Given problem ▸ Starting at the first line of the data, print each line verbatim up to and including the line bearing "import plotly.graph_objects as go", omitting pictures.

◆ ◆ ◆ ◆

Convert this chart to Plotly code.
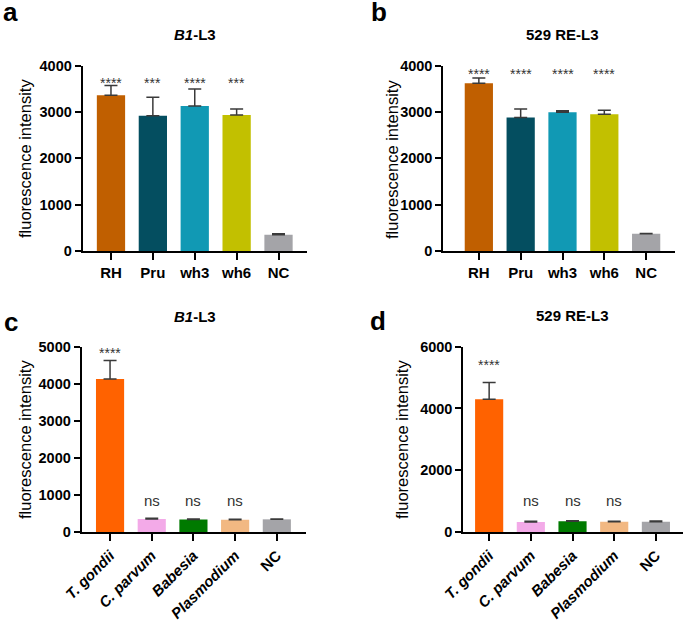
import plotly.graph_objects as go

# ---------------- data ----------------
strains = ["RH", "Pru", "wh3", "wh6", "NC"]
strain_colors = ["#C05F00", "#044E60", "#1199B4", "#C2C000", "#A4A4A8"]
a_values = [3360, 2920, 3130, 2935, 350]
a_errors = [210, 400, 365, 130, 20]
a_sig = ["****", "***", "****", "***", ""]

b_values = [3620, 2880, 2995, 2950, 370]
b_errors = [115, 187, 30, 86, 10]
b_sig = ["****", "****", "****", "****", ""]

species = ["T. gondii", "C. parvum", "Babesia", "Plasmodium", "NC"]
species_ticktext = ["<i>T. gondii</i>", "<i>C. parvum</i>", "<i>Babesia</i>", "<i>Plasmodium</i>", "NC"]
species_colors = ["#FF6200", "#F3AAE8", "#007A00", "#F2B882", "#A4A4A8"]
c_values = [4130, 350, 335, 333, 342]
c_errors = [495, 18, 16, 12, 12]
c_sig = ["****", "ns", "ns", "ns", ""]

d_values = [4300, 325, 345, 335, 335]
d_errors = [540, 20, 20, 16, 18]
d_sig = ["****", "ns", "ns", "ns", ""]

W, H = 685, 620
FONT = "Liberation Sans, Arial, sans-serif"
ERRC = "#3A3A3A"

fig = go.Figure()

panels = [
    dict(ax="", cats=strains, tt=strains, col=strain_colors, v=a_values, e=a_errors, s=a_sig,
         xd=(82.7, 307), xr=[-0.675, 4.68], ytop=4000, dt=1000, yd=(251, 65.7), star=3616, ns=None, ang=0),
    dict(ax="2", cats=strains, tt=strains, col=strain_colors, v=b_values, e=b_errors, s=b_sig,
         xd=(443.3, 675), xr=[-0.85, 4.69], ytop=4000, dt=1000, yd=(251, 65.7), star=3827, ns=None, ang=0),
    dict(ax="3", cats=species, tt=species_ticktext, col=species_colors, v=c_values, e=c_errors, s=c_sig,
         xd=(81.7, 306), xr=[-0.68, 4.70], ytop=5000, dt=1000, yd=(532, 346.7), star=4830, ns=863, ang=-45),
    dict(ax="4", cats=species, tt=species_ticktext, col=species_colors, v=d_values, e=d_errors, s=d_sig,
         xd=(463.3, 683), xr=[-0.62, 4.65], ytop=6000, dt=2000, yd=(532, 346.7), star=5417, ns=1036, ang=-45),
]

annotations = []
for p in panels:
    xa = "x" + p["ax"]
    ya = "y" + p["ax"]
    fig.add_trace(go.Bar(
        x=p["cats"], y=p["v"], xaxis=xa, yaxis=ya,
        marker=dict(color=p["col"], line=dict(width=0)),
        width=0.675,
        error_y=dict(type="data", symmetric=False, array=p["e"],
                     arrayminus=[0] * len(p["e"]), color=ERRC, thickness=1.5, width=6.5),
        showlegend=False,
    ))
    xkey = "xaxis" + p["ax"]
    ykey = "yaxis" + p["ax"]
    fig.update_layout(**{
        xkey: dict(domain=[p["xd"][0] / W, p["xd"][1] / W], range=p["xr"], anchor=ya,
                   showline=True, linecolor="black", linewidth=2, ticks="outside", ticklen=7,
                   tickwidth=2, tickcolor="black", showgrid=False, zeroline=False,
                   tickmode="array", tickvals=p["cats"], ticktext=p["tt"], tickangle=p["ang"],
                   tickfont=dict(family=FONT, size=15, color="black", weight="bold"),
                   automargin=False, fixedrange=True),
        ykey: dict(domain=[1 - p["yd"][0] / H, 1 - p["yd"][1] / H], range=[0, p["ytop"]], anchor=xa,
                   showline=True, linecolor="black", linewidth=2, ticks="outside", ticklen=6,
                   tickwidth=2, tickcolor="black", showgrid=False, zeroline=False,
                   dtick=p["dt"], tick0=0,
                   tickfont=dict(family=FONT, size=14.5, color="black", weight="bold"),
                   automargin=False, fixedrange=True),
    })
    for cat, lab in zip(p["cats"], p["s"]):
        if not lab:
            continue
        yv = p["star"] if lab.startswith("*") else p["ns"]
        annotations.append(dict(
            x=cat, y=yv, xref=xa, yref=ya, text=lab, showarrow=False,
            xanchor="center", yanchor="middle",
            font=dict(family=FONT, size=14 if lab.startswith("*") else 15, color="#333333"),
        ))


def pa(text, px, py, size, bold=False, angle=0, xanchor="center"):
    t = "<b>" + text + "</b>" if bold else text
    annotations.append(dict(
        x=px / W, y=1 - py / H, xref="paper", yref="paper", text=t, showarrow=False,
        xanchor=xanchor, yanchor="middle", textangle=angle,
        font=dict(family=FONT, size=size, color="black"),
    ))


# panel letters
pa("a", 0.5, 11.5, 26, bold=True, xanchor="left")
pa("b", 369, 12, 26, bold=True, xanchor="left")
pa("c", 2, 321.5, 26, bold=True, xanchor="left")
pa("d", 368, 321, 26, bold=True, xanchor="left")

# panel titles
pa("<i>B1</i>-L3", 195, 34.5, 15, bold=True)
pa("529 RE-L3", 562, 34.5, 15, bold=True)
pa("<i>B1</i>-L3", 195, 316, 15, bold=True)
pa("529 RE-L3", 572, 315, 15, bold=True)

# y-axis titles
pa("fluorescence intensity", 25, 159, 16.5, angle=-90)
pa("fluorescence intensity", 392, 159, 16.5, angle=-90)
pa("fluorescence intensity", 25, 440, 16.5, angle=-90)
pa("fluorescence intensity", 402, 440, 16.5, angle=-90)

fig.update_layout(
    width=W, height=H,
    margin=dict(l=0, r=0, t=0, b=0, autoexpand=False),
    paper_bgcolor="white", plot_bgcolor="white",
    bargap=0.3,
    annotations=annotations,
    font=dict(family=FONT, color="black"),
)

fig.write_html(
    "out.html",
    config={"displayModeBar": False},
    post_script="document.body.style.margin='0px';document.body.style.overflow='hidden';",
)
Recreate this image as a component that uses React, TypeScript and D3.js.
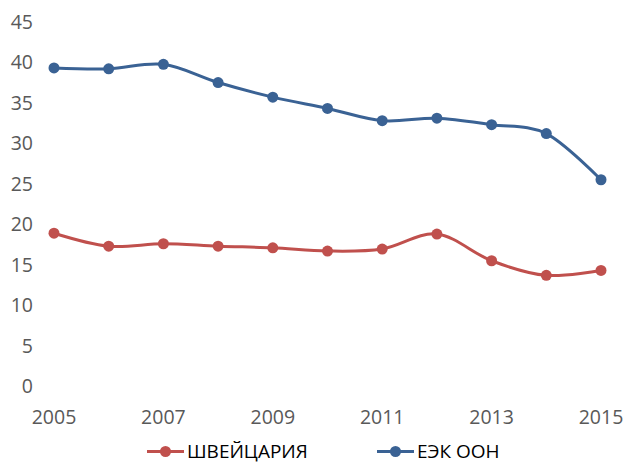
import React from "react";
import * as d3 from "d3";

const years = [2005, 2006, 2007, 2008, 2009, 2010, 2011, 2012, 2013, 2014, 2015];
const swiss = [18.8, 17.2, 17.5, 17.2, 17.0, 16.6, 16.85, 18.7, 15.4, 13.6, 14.2];
const unece = [39.2, 39.1, 39.65, 37.4, 35.6, 34.2, 32.7, 33.0, 32.2, 31.1, 25.4];
const yTicks = [0, 5, 10, 15, 20, 25, 30, 35, 40, 45];
const xTicks = [2005, 2007, 2009, 2011, 2013, 2015];
const seriesNames = ["ШВЕЙЦАРИЯ", "ЕЭК ООН"];
const seriesColors = ["#C0504D", "#3A6294"];

export default function App() {
  const W = 626, H = 462;
  const x = d3.scaleLinear().domain([2005, 2015]).range([54, 601]);
  const y = d3.scaleLinear().domain([0, 45]).range([385.5, 21]);
  const line = d3
    .line<number>()
    .x((_, i) => x(years[i]))
    .y((d) => y(d))
    .curve(d3.curveCardinal.tension(0));
  const series = [swiss, unece];
  const font = "'Open Sans', sans-serif";
  const legendItems = [
    { lx: 147, tx: 187 },
    { lx: 377, tx: 417 },
  ];
  return (
    <svg
      width={W}
      height={H}
      style={{ position: "absolute", left: 0, top: 0, background: "#fff" }}
      fontFamily={font}
    >
      {yTicks.map((t) => (
        <text
          key={t}
          x={33}
          y={y(t)}
          textAnchor="end"
          dominantBaseline="central"
          fontSize={19.5}
          fill="#595959"
        >
          {t}
        </text>
      ))}
      {xTicks.map((t) => (
        <text
          key={t}
          x={x(t)}
          y={416}
          textAnchor="middle"
          dominantBaseline="central"
          fontSize={19.5}
          fill="#595959"
        >
          {t}
        </text>
      ))}
      {series.map((s, si) => (
        <g key={si}>
          <path d={line(s) || ""} fill="none" stroke={seriesColors[si]} strokeWidth={3} />
          {s.map((v, i) => (
            <circle key={i} cx={x(years[i])} cy={y(v)} r={5.5} fill={seriesColors[si]} />
          ))}
        </g>
      ))}
      {legendItems.map((li, i) => (
        <g key={i}>
          <line
            x1={li.lx}
            x2={li.lx + 37}
            y1={451.5}
            y2={451.5}
            stroke={seriesColors[i]}
            strokeWidth={3}
          />
          <circle cx={li.lx + 18.5} cy={451.5} r={5.5} fill={seriesColors[i]} />
          <text x={li.tx} y={457.5} fontSize={19} fill="#000">
            {seriesNames[i]}
          </text>
        </g>
      ))}
    </svg>
  );
}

◆ ◆ ◆ ◆

Correct response ▸
Convert this chart to Plotly code.
import plotly.graph_objects as go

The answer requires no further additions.